Alberto Ferrero

Personal information
- Full name: Alberto Ferrero Gordiola
- Date of birth: 15 November 1944 (age 80)
- Place of birth: Uruguay
- Position(s): Forward

Senior career*
- Years: Team / Apps / (Gls)
- 1960–1963: Racing de Montevideo
- 1964: Peñarol
- 1966: Peñarol
- 1968–1971: Santiago Wanderers / 109 / (41)
- 1973: Deportes Antofagasta / 24 / (8)
- 1974: Unión La Calera / 26 / (4)

= Alberto Ferrero (footballer) =

Uruguayan footballer (born 1944)

Alberto Ferrero Gordiola (born 15 November 1944) is a former Uruguayan naturalized Chilean professional football player.
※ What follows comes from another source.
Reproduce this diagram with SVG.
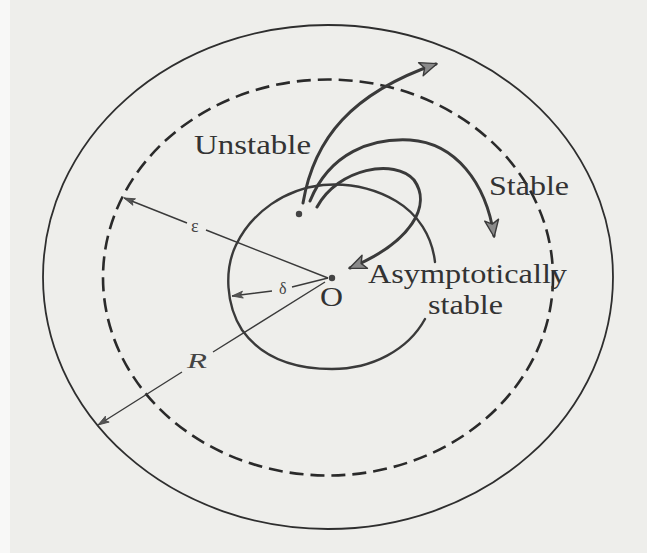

He was the topscorer of the 1969 Copa Libertadores with eight goals.

==Club career==
After having played for Peñarol in his home country, he moved to Chile, where he stayed during the best period of his career. He joined the Santiago Wanderers and scored six goals in 13 games during the 1968 season. His best season at the local level was the 1969 National championship, during which he scored 18 goals in 35 games, being the second top goalscorer of the tournament behind Eladio Zárate (22 goals). He also scored eight goals during the 1969 Copa Libertadores, becoming the top goalgetter for that competition. His team managed to reach the quarterfinals, but failed to qualify for the semifinals. Ferrero left the Wanderers in 1971; he continued to play in Chile, appearing for Unión La Calera and Antofagasta.